One solution would be to cap the amount in a Fed account to match that covered by the FDIC, setting a “ceiling on how much money any individual person could hold at a central bank account; otherwise, the central bank would have a competitive edge,” he said.
The Fed currently pays banks that keep deposits with it, and at a higher rate now than most checking accounts. Thus, a bank can take checking account funds and make a profit by depositing them with the Fed instead of lending them out.
“It’s one of the reasons banks have not lent as much in proportion to their deposits as they used to,” Zuluaga said.
Some argue that a central digital currency itself isn’t the solution.
“The goal is not to have a CBDC. That’s a means to an end,” Lee Reiners, executive director of the Global Financial Markets Center at the Duke University School of Law, told CQ Roll Call. The goal instead should be to improve the “antiquated” U.S. payment system, which lags behind much of the rest of the world and still takes multiple days for payments to clear, he said.
Reiners expects the Fed to work to improve the system and only resort to a CBDC if it fits the effort.
If a central digital currency is adopted, a key question is whether it should have a token model of verification or an account-based model. With tokens, a digital currency technology verifies the token itself and establishes that it’s real, similar to a storekeeper verifying a $20 bill. An account system verifies the party sending cryptocurrency and uses this information to update balance information.
One disadvantage to tokens is that if they are lost, the consumer may never get them back, a major problem with Bitcoin. Vanderbilt’s Ricks said he prefers an account system. The customers of banks have protection in the event of fraud, and he supports establishing similar protection for digital accounts.

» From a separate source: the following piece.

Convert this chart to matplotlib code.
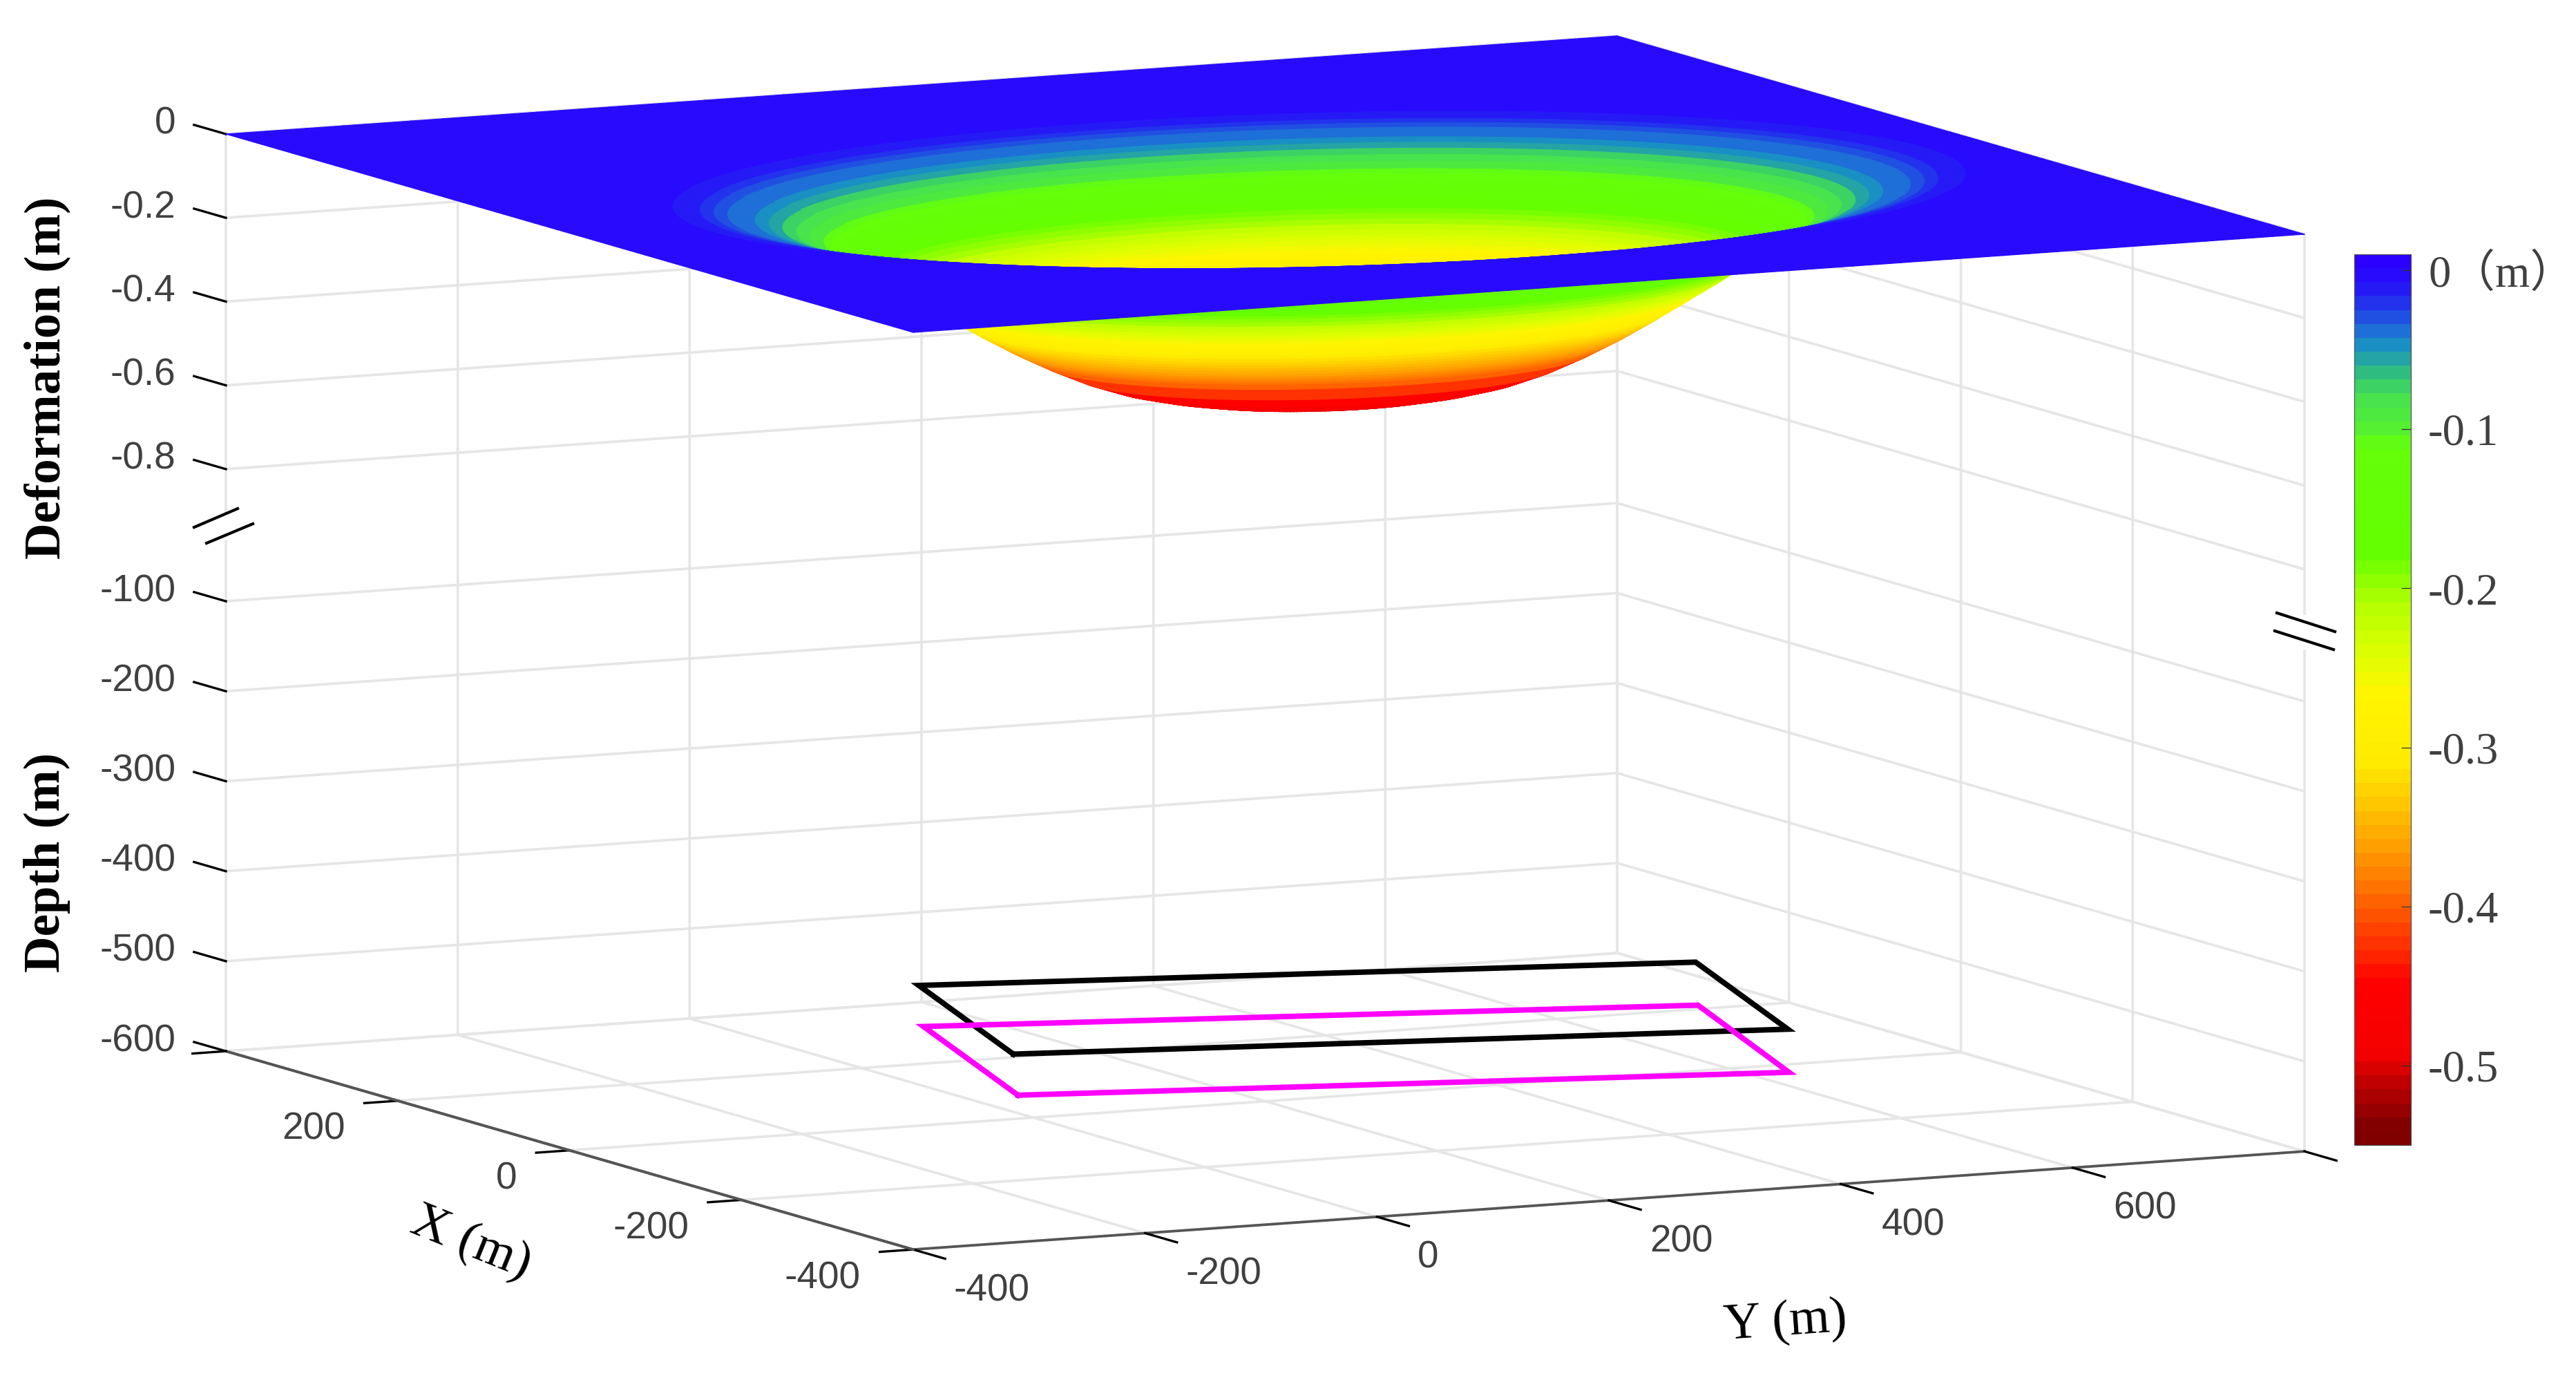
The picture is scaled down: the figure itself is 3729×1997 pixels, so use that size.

The Digital Dollar Project promotes tokens held in digital wallets run by regulated financial institutions. Digital wallets allow storage of currencies on computers or mobile apps. It declines to take a position on digital wallets offered by nonregulated groups.
How digital wallets would work with central currency needs to be explored, Reiners said.
“This is something the Fed and Congress could have a say in, in terms of who is allowed to provide wallets,” he said.